# START OF Records to process
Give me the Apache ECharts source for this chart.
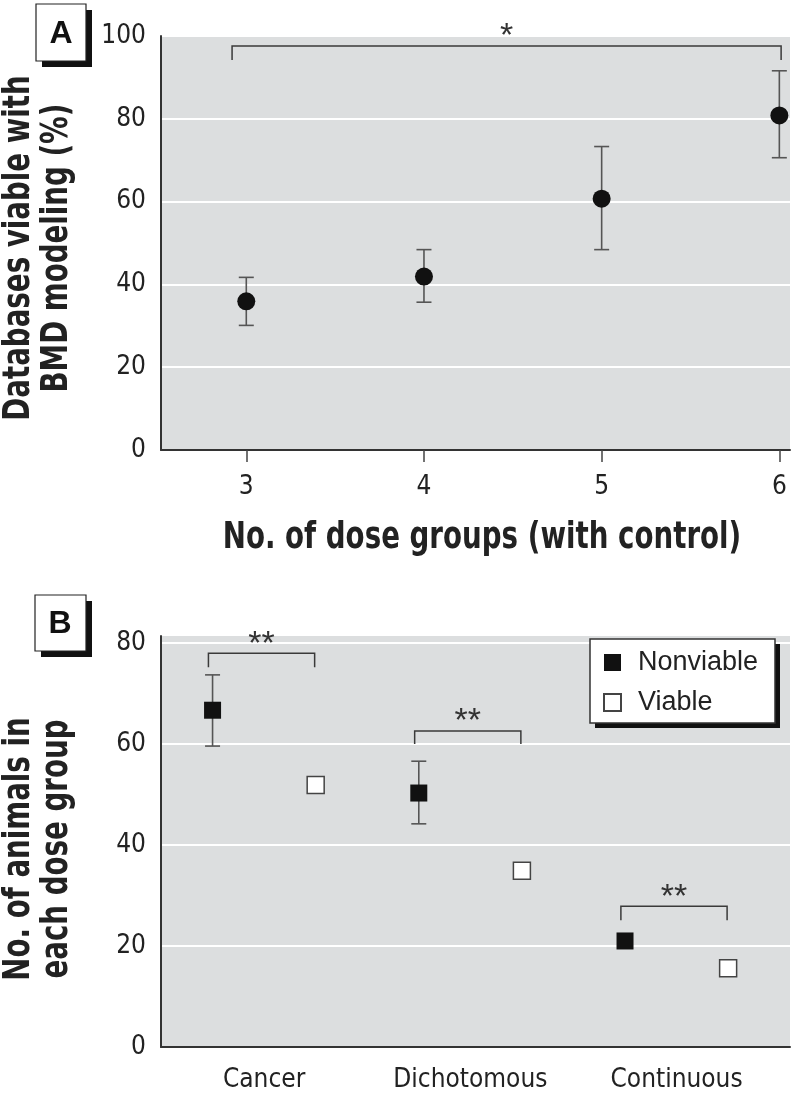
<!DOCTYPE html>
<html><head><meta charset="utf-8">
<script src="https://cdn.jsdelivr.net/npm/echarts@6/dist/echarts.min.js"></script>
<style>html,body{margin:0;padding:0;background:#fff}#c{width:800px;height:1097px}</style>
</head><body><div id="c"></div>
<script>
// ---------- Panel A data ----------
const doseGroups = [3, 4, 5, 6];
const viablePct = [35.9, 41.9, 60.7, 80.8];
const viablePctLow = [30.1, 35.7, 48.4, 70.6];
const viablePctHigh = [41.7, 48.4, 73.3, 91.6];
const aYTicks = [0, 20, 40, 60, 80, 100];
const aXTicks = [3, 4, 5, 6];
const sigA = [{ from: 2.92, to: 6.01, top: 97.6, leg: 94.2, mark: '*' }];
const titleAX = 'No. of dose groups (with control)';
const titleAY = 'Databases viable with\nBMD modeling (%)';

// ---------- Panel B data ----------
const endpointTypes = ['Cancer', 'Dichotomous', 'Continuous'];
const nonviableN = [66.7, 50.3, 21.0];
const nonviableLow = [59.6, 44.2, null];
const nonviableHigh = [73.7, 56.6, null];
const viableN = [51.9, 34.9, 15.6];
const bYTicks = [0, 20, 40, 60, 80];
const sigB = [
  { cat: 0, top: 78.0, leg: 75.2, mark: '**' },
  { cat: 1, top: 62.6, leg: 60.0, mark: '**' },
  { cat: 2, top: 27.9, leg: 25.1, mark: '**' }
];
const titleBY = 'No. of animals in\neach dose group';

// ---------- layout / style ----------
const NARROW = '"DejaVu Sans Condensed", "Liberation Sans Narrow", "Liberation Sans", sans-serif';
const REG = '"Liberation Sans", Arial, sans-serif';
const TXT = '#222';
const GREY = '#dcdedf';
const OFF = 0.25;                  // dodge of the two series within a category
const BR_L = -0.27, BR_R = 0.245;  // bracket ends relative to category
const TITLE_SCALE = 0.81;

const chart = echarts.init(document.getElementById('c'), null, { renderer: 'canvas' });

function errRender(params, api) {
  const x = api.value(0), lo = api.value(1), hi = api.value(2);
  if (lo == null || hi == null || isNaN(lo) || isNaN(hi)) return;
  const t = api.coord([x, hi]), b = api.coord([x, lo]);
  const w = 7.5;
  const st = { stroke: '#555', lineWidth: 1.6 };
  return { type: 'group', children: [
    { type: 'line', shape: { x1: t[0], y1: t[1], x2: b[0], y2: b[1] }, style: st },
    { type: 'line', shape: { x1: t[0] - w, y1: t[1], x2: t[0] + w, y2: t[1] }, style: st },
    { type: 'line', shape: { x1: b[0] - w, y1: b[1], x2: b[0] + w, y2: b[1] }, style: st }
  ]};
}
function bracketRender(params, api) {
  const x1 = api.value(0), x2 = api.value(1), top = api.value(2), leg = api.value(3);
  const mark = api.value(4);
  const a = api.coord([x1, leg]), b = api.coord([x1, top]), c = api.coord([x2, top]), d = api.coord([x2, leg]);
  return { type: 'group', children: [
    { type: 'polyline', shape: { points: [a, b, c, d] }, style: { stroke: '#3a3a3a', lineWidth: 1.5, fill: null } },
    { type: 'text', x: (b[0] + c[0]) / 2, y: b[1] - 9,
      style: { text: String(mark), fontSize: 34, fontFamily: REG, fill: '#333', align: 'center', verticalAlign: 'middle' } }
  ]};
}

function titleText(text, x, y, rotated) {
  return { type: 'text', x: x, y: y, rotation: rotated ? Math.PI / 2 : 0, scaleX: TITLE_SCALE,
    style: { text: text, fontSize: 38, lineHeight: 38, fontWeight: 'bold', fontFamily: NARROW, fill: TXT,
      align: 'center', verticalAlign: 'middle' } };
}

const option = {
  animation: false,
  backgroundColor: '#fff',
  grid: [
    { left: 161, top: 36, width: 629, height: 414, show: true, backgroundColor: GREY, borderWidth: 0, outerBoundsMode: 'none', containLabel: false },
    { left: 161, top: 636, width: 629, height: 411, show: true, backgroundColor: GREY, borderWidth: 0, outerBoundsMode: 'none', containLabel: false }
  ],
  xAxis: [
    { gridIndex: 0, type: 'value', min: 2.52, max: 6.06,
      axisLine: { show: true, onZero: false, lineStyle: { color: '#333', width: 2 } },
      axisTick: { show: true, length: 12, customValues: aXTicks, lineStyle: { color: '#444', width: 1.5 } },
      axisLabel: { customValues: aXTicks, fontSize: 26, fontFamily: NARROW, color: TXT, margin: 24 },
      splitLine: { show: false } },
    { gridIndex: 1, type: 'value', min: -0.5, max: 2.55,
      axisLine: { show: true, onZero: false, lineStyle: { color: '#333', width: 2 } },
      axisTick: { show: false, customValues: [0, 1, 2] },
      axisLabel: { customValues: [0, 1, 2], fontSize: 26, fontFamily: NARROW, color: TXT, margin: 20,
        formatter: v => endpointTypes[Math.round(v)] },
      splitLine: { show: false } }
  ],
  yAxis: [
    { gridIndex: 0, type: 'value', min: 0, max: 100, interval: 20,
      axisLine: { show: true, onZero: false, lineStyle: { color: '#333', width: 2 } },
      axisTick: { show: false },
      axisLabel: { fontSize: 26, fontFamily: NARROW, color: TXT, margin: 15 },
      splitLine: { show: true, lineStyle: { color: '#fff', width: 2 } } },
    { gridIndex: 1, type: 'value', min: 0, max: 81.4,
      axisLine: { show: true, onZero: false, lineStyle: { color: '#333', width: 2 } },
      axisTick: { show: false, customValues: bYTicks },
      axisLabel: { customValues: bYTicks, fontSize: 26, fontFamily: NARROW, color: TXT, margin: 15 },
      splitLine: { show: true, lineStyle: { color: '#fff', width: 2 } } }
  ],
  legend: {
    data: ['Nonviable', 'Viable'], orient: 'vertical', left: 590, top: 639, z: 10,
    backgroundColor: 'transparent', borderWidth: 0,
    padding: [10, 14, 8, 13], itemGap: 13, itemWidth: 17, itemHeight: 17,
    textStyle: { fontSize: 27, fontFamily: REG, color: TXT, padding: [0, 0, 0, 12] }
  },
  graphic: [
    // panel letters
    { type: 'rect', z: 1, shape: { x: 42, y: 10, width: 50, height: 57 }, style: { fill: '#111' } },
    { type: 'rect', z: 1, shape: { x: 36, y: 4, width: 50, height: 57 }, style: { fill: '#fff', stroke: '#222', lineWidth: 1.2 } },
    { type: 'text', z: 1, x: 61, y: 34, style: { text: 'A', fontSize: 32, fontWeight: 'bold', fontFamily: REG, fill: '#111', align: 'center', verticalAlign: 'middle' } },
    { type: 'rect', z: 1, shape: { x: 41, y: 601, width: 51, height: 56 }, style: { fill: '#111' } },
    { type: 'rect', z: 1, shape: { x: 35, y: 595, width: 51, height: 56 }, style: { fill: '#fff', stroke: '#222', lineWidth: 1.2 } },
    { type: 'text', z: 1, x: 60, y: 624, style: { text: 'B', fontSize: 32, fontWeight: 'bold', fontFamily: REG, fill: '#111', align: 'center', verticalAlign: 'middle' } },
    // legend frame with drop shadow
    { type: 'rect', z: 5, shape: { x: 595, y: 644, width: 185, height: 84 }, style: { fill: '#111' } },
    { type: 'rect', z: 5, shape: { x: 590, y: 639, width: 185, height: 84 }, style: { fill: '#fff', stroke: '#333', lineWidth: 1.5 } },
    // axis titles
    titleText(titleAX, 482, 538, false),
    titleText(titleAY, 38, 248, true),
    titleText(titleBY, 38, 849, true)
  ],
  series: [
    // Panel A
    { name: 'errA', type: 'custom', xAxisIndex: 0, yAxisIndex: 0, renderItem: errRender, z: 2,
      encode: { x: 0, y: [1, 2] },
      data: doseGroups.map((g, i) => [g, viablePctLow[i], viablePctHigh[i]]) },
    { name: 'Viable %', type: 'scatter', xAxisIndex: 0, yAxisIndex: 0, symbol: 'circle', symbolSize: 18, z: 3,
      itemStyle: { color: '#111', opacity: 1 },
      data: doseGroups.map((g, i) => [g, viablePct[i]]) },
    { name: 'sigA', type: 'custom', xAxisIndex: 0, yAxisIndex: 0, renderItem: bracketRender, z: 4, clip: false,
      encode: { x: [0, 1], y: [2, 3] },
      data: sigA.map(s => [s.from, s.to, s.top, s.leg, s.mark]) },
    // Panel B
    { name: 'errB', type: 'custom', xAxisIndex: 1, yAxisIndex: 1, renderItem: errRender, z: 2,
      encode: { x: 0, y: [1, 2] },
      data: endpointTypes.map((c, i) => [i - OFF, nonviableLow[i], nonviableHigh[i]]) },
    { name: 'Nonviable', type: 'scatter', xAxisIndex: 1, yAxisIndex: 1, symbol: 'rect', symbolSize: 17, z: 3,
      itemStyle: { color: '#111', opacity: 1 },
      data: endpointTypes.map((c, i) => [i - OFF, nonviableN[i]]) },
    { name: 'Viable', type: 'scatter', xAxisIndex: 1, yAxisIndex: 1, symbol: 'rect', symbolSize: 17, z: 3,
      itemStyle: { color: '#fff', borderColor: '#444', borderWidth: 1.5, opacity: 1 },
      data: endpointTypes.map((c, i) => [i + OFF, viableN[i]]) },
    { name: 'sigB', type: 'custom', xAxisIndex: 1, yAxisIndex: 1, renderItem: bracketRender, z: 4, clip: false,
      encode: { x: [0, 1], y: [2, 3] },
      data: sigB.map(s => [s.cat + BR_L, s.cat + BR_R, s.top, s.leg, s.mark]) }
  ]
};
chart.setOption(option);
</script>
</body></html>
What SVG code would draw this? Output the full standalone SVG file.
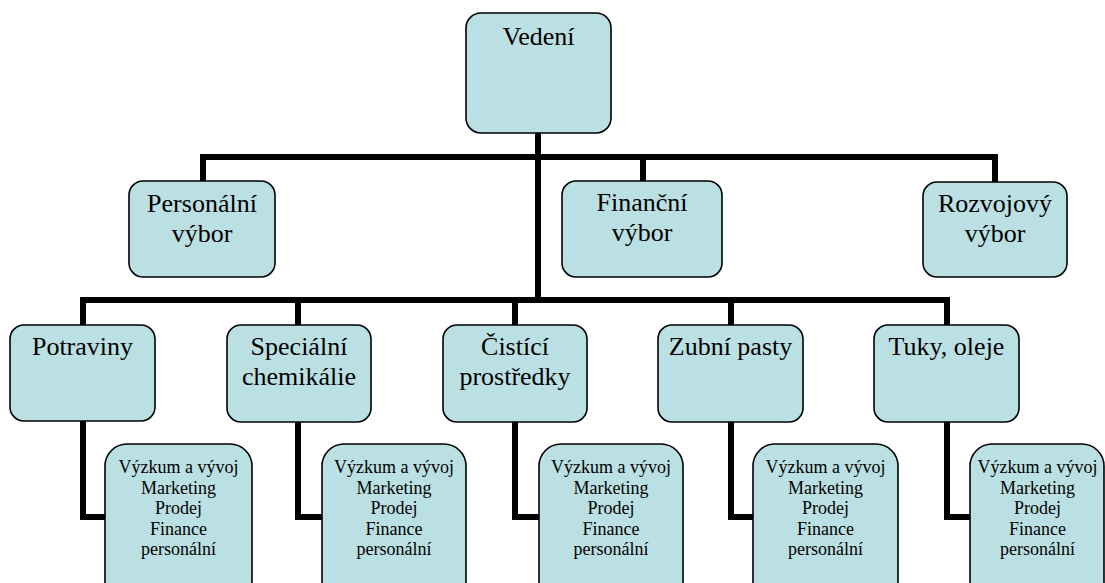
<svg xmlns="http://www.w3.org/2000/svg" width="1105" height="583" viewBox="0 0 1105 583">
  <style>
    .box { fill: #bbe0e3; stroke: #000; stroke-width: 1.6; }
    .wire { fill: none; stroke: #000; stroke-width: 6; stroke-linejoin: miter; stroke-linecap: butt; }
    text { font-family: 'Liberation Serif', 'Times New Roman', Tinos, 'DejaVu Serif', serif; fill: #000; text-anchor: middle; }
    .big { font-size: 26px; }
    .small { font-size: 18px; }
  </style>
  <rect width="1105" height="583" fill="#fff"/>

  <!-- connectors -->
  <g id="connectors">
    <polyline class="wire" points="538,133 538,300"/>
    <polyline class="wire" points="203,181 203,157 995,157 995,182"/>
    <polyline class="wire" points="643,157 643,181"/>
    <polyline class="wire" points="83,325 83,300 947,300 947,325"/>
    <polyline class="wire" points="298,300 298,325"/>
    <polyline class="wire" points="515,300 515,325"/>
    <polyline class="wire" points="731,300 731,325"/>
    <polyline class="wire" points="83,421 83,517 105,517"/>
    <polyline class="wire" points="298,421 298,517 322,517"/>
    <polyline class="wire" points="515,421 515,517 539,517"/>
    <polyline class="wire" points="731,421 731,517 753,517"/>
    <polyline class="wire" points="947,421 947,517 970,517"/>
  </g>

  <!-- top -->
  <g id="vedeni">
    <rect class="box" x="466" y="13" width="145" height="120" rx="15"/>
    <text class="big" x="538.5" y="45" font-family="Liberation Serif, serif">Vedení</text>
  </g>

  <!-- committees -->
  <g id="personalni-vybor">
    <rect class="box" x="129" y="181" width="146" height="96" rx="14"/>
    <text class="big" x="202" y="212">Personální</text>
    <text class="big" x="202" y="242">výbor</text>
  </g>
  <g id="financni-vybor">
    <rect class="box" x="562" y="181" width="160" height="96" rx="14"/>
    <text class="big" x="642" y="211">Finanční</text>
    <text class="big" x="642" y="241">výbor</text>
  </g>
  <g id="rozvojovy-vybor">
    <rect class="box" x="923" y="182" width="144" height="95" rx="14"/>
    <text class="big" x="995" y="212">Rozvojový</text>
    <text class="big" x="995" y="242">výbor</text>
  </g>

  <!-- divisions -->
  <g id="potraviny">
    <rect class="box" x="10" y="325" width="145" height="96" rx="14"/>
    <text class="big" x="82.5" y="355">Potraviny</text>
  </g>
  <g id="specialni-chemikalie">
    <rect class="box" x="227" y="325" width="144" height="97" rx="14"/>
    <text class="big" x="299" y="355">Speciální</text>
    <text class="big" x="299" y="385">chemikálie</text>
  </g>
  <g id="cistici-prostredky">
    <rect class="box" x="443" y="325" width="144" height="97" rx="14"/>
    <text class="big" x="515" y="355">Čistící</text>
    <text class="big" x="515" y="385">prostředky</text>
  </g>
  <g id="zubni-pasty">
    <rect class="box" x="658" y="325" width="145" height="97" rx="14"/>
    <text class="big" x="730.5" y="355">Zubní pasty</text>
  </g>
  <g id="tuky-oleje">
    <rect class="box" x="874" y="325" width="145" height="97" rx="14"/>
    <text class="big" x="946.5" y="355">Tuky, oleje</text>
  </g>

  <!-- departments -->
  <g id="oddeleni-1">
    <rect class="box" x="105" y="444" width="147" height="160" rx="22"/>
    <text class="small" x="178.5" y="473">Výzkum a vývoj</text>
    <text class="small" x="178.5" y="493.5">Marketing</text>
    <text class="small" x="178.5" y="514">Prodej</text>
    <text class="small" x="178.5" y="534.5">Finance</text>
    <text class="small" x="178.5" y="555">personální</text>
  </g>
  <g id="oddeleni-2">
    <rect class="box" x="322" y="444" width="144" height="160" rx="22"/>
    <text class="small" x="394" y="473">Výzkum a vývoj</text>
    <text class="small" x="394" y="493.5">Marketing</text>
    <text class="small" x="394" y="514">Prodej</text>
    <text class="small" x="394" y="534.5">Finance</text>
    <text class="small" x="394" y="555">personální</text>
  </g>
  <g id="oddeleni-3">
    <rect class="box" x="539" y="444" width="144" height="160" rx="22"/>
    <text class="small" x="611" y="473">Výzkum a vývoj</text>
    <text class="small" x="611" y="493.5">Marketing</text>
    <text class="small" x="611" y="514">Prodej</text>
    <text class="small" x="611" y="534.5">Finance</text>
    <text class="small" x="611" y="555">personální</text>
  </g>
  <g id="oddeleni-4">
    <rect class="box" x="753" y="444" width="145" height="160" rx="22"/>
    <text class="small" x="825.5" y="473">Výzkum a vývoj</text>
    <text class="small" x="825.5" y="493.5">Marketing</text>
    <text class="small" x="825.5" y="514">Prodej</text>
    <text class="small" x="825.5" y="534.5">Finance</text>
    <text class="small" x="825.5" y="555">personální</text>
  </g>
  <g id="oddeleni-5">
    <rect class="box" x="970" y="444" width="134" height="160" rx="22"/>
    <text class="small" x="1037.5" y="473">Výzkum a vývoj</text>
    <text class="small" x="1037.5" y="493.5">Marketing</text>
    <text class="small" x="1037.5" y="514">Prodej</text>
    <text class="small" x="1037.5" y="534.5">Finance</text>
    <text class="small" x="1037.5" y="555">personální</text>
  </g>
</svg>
# END OF Records to process
Extract the lines exactly, please: the first line of the listing, the line with "const titleAY = 'Databases", and every line between them, but no pictures.

Give me the Apache ECharts source for this chart.
<!DOCTYPE html>
<html><head><meta charset="utf-8">
<script src="https://cdn.jsdelivr.net/npm/echarts@6/dist/echarts.min.js"></script>
<style>html,body{margin:0;padding:0;background:#fff}#c{width:800px;height:1097px}</style>
</head><body><div id="c"></div>
<script>
// ---------- Panel A data ----------
const doseGroups = [3, 4, 5, 6];
const viablePct = [35.9, 41.9, 60.7, 80.8];
const viablePctLow = [30.1, 35.7, 48.4, 70.6];
const viablePctHigh = [41.7, 48.4, 73.3, 91.6];
const aYTicks = [0, 20, 40, 60, 80, 100];
const aXTicks = [3, 4, 5, 6];
const sigA = [{ from: 2.92, to: 6.01, top: 97.6, leg: 94.2, mark: '*' }];
const titleAX = 'No. of dose groups (with control)';
const titleAY = 'Databases viable with\nBMD modeling (%)';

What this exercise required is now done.